Ogni uomo, ai miei occhi, è un fratello; non importa se è buono o cattivo, se mi odia o mi ama.

Mio dovere è amare, come io stesso sono stato amato da Dio. Come Gesù.

Se c’è un atteggiamento che la gente chiede a noi sacerdoti, ma anche ad ogni cristiano, è che amiamo tutti disinteressatamente, facendo della nostra vita un servizio continuo e gratuito, non un ‘mestiere’.

La gente ha diritto di vedere in noi l’Amore, fino a dare la vita.

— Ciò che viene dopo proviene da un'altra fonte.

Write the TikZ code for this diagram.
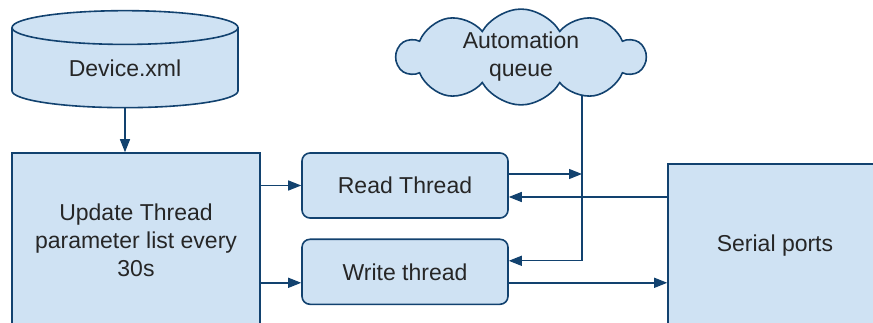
\documentclass[tikz,border=0pt]{standalone}
\usepackage{fontspec}
\setmainfont{Liberation Sans}
\usepackage{tikz}
\usetikzlibrary{positioning,arrows.meta,shapes.geometric,shapes.symbols,backgrounds,calc}
\definecolor{boxfill}{HTML}{CFE2F3}
\definecolor{boxtop}{HTML}{E3EEF8}
\definecolor{boxline}{HTML}{12426F}

\begin{document}
\begin{tikzpicture}[x=1pt, y=-1pt,
    every node/.style={font=\fontsize{23}{28}\selectfont, text=black!85},
    block/.style={draw=boxline, fill=boxfill, line width=1.6pt, align=center, inner sep=0pt},
    thread/.style={block, rounded corners=8pt, minimum width=206pt, minimum height=65pt},
    arrow/.style={-{Triangle[length=13pt,width=10pt]}, draw=boxline, line width=1.4pt},
]
\useasboundingbox (0,0) rectangle (873,323);
\clip (0,0) rectangle (873,323);

\node[block, cylinder, shape border rotate=90, aspect=0.3, minimum width=226pt, minimum height=97pt,
    cylinder uses custom fill, cylinder body fill=boxfill, cylinder end fill=boxtop] (device) at (125,68) {Device.xml};
\node[block, cloud, cloud puffs=10, cloud puff arc=120, cloud ignores aspect,
    minimum width=248pt, minimum height=89pt] (queue) at (521,57) {Automation\\queue};
\node[block, minimum width=248pt, minimum height=174pt] (update) at (136,240) {Update Thread\\parameter list every\\30s};
\node[thread] (read) at (405,185.5) {Read Thread};
\node[thread] (write) at (405,271.8) {Write thread};
\node[block, minimum width=214pt, minimum height=164pt] (serial) at (775,246) {Serial ports};

% ports on the thread boxes
\coordinate (rout) at ([yshift=11.5pt]read.east);
\coordinate (rin) at ([yshift=-11.5pt]read.east);
\coordinate (win) at ([yshift=11pt]write.east);
\coordinate (wout) at ([yshift=-11pt]write.east);
\coordinate (wport) at ([yshift=-11pt]write.west);
\coordinate (qjoin) at (582,0);

\draw[arrow] (device.south) -- (device.south |- update.north);
\draw[arrow] (update.east |- read.west) -- (read.west);
\draw[arrow] (update.east |- wport) -- (wport);
\begin{scope}[on background layer]
\draw[arrow] (queue.center -| qjoin) |- (win);
\end{scope}
\draw[arrow] (rout) -- (rout -| qjoin);
\draw[arrow] (serial.west |- rin) -- (rin);
\draw[arrow] (wout) -- (wout -| serial.west);
\end{tikzpicture}
\end{document}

Le parole di Giovanni 17, 21: ’Signore, che tutti siano una cosa sola come Tu sei in me e Io in Te. Che siano anch’essi una cosa sola come noi e il mondo creda che Tu mi hai mandato’, così le spiegava Papa Giovanni XXIII, il Papa del sorriso: “Che siano una cosa sola è il disegno del Redentore divino che dobbiamo attuare e resta grave impegno affidato alla coscienza di ciascuno di noi. Nell’ultimo giorno del giudizio particolare e del giudizio universale sarà chiesto a questa coscienza non se ha fatto l’unità, ma se per essa ha pregato, sofferto… in altre parole se si è dato vigore alla carità”, perché, come ha affermato Papa Francesco: “La strada cattolica è quella dell’unità nelle differenze. Non c’è altra strada cattolica per unirci. Questo è lo spirito cattolico, lo spirito cristiano”. 

Occorre davvero amare, ‘senza preferenze di persone’, come afferma S. Paolo: amare in nome dell’Amore, che dovrebbe essere il nostro distintivo di cristiani.

Ci riusciremo? Con l’aiuto dello Spirito d’Amore, che attende solo di poter operare attraverso di noi, sì. Basta cominciare a cedere il passo all’amore su tutto, in famiglia, nel luogo del lavoro come del divertimento, ovunque ci troviamo e verso chiunque. Occorre voler imparare a guardare all’altro non come un nemico, un ostacolo o un fastidio, ma un fratello, a cominciare dai più bisognosi, offrendo un poco di speranza, frutto dell’amore. Rimettiamo l’amore al primo posto nella vita e davvero costruiremo una civiltà non più dominata dal benessere, ma dalla solidarietà. Lo auguro e prego per tutti.